# Stated exercise
From the records below, please print only the lines from the one containing "Give me the matplotlib source for this chart." through the one containing "t in times]", both included. Skip the pictures.

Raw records
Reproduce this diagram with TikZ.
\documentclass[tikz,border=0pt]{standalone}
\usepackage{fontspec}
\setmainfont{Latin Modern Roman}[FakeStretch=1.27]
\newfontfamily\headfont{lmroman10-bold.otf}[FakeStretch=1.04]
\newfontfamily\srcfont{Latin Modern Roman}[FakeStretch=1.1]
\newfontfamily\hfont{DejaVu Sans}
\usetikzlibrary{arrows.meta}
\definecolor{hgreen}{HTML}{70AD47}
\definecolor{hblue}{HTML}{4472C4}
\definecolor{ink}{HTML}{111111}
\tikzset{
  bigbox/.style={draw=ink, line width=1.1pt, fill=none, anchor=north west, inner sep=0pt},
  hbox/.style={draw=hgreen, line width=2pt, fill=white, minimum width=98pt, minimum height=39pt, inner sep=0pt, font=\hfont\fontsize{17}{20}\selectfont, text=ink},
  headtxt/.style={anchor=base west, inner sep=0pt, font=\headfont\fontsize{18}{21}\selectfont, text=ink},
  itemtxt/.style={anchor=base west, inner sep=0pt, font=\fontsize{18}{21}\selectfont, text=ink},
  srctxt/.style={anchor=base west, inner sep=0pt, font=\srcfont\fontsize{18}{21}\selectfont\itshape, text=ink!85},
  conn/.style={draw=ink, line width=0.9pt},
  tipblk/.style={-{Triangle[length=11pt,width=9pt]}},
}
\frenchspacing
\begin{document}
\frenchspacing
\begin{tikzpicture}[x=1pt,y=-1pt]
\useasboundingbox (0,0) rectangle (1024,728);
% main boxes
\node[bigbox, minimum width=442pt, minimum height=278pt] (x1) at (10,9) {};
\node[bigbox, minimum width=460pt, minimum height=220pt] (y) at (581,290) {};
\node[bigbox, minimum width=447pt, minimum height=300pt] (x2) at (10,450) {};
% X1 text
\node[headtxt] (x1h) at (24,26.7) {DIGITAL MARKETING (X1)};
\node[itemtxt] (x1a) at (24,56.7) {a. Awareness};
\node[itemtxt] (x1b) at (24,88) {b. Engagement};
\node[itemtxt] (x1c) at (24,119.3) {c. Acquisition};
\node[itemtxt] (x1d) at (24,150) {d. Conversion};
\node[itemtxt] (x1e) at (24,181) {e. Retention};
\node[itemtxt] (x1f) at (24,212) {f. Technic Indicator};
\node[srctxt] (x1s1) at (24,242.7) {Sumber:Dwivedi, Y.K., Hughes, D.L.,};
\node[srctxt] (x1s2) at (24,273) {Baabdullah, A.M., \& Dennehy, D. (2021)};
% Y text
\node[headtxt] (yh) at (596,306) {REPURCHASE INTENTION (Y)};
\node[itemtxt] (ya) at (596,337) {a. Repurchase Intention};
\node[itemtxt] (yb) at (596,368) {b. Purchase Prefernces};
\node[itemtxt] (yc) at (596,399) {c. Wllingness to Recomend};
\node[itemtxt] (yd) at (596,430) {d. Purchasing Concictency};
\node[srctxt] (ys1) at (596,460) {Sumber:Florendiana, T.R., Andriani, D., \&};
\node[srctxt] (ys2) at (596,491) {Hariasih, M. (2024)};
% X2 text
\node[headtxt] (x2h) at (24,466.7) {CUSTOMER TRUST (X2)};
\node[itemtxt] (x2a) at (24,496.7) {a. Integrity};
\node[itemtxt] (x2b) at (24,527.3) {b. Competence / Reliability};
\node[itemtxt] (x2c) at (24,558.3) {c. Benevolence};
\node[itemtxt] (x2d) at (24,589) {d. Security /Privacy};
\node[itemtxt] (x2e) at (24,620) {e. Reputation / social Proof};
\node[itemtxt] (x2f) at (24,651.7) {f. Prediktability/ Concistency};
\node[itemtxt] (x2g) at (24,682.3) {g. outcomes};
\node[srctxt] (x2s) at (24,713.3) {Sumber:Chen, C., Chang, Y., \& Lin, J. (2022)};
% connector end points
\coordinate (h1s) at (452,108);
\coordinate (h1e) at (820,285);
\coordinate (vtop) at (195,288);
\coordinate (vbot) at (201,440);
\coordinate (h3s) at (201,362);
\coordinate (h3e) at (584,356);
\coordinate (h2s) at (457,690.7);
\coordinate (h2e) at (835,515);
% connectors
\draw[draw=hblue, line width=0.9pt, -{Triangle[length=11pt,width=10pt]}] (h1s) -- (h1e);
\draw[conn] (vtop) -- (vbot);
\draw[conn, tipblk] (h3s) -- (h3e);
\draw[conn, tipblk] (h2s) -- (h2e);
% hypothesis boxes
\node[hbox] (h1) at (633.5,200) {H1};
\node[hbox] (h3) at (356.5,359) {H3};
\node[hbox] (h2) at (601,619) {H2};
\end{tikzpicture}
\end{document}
==
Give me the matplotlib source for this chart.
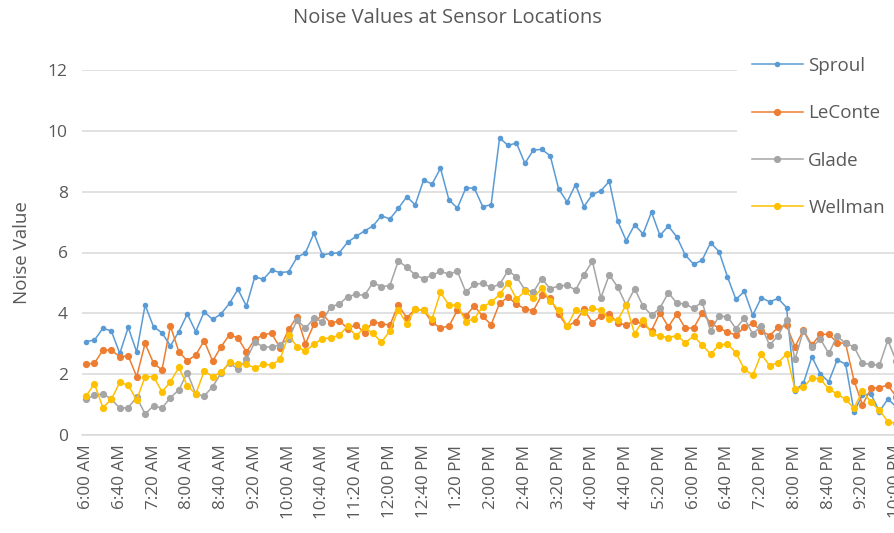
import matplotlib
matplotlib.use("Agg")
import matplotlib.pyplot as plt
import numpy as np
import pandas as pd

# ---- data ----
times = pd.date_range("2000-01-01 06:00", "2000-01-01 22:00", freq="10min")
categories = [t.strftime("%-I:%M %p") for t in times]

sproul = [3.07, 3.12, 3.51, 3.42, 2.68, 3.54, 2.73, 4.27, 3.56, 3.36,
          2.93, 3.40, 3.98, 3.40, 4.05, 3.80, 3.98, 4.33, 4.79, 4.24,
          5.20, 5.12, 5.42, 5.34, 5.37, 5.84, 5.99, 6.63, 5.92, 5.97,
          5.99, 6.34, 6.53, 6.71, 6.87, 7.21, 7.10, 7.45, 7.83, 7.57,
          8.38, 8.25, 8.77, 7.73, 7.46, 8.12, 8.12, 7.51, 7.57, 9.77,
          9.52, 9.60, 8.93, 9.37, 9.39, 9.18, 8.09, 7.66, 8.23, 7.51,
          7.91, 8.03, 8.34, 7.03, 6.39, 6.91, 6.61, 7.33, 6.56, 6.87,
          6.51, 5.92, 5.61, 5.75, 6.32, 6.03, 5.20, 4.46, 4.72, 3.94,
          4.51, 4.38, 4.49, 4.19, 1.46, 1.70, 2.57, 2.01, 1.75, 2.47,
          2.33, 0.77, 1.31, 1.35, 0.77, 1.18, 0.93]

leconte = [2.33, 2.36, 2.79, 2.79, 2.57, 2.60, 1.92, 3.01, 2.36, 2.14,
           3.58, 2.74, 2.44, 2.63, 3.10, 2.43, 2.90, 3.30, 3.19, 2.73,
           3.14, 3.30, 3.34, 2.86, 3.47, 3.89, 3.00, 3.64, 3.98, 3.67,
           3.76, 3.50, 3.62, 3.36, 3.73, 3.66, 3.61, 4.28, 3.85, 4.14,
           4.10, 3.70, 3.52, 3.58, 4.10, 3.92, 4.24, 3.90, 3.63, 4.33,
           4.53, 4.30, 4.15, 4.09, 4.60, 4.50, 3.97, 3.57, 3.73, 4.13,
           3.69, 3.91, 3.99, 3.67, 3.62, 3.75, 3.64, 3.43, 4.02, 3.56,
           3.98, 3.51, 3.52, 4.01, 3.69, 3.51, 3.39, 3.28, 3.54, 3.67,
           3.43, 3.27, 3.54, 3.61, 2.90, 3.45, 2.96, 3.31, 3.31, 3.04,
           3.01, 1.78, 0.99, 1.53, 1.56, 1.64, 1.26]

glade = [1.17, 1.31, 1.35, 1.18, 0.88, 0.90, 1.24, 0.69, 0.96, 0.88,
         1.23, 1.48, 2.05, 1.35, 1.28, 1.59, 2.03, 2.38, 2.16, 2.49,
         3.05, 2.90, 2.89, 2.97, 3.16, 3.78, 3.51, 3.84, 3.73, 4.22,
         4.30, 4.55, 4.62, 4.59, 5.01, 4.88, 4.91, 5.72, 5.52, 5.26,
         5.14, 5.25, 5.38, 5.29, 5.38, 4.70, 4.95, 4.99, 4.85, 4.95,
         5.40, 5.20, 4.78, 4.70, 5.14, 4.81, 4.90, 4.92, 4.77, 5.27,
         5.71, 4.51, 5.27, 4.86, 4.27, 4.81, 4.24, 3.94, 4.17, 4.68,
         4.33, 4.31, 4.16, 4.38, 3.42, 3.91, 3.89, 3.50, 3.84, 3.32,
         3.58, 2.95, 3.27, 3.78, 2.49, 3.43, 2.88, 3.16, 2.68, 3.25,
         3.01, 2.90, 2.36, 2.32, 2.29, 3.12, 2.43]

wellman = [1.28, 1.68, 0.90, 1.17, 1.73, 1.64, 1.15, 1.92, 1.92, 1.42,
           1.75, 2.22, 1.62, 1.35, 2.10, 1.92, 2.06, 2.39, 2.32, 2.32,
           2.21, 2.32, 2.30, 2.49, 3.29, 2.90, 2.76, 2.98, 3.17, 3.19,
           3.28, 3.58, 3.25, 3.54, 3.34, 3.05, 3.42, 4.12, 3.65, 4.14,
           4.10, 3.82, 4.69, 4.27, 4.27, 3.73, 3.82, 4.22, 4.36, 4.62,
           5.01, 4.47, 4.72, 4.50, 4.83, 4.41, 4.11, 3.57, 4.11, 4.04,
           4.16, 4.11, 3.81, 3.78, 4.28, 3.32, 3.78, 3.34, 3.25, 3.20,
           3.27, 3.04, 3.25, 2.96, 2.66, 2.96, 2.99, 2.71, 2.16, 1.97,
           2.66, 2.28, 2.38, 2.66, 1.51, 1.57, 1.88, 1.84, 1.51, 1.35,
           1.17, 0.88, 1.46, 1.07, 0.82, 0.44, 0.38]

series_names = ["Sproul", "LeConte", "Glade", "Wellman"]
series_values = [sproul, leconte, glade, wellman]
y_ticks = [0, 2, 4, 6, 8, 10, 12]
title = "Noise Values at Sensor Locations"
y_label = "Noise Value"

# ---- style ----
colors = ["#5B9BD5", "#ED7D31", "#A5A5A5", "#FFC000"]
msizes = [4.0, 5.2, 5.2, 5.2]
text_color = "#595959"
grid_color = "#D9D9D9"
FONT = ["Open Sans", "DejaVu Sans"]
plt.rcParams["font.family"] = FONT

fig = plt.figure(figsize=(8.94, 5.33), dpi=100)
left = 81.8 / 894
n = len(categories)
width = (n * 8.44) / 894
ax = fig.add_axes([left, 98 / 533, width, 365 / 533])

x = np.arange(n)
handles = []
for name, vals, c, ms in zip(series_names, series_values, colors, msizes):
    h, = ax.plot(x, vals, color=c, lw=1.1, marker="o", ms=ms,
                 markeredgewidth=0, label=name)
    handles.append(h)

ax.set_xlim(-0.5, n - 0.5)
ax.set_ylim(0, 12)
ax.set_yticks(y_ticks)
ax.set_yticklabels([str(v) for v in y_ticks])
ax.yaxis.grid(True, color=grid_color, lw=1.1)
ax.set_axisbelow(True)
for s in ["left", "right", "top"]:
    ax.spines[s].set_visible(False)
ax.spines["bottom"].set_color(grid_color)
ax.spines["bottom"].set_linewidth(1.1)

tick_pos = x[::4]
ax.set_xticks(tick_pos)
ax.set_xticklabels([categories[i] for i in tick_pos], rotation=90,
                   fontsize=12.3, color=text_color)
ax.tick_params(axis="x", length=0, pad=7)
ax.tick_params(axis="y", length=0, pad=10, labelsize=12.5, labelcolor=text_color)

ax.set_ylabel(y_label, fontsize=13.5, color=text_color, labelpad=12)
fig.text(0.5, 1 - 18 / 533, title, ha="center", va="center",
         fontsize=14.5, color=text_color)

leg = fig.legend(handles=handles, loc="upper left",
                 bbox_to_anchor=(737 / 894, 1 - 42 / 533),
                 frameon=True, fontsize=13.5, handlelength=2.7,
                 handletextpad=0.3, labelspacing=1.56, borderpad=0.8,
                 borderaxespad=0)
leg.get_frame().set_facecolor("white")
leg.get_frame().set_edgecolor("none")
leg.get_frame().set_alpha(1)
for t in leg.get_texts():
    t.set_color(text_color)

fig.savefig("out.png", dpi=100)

# Written solution
Give me the matplotlib source for this chart.
import matplotlib
matplotlib.use("Agg")
import matplotlib.pyplot as plt
import numpy as np
import pandas as pd

# ---- data ----
times = pd.date_range("2000-01-01 06:00", "2000-01-01 22:00", freq="10min")
categories = [t.strftime("%-I:%M %p") for t in times]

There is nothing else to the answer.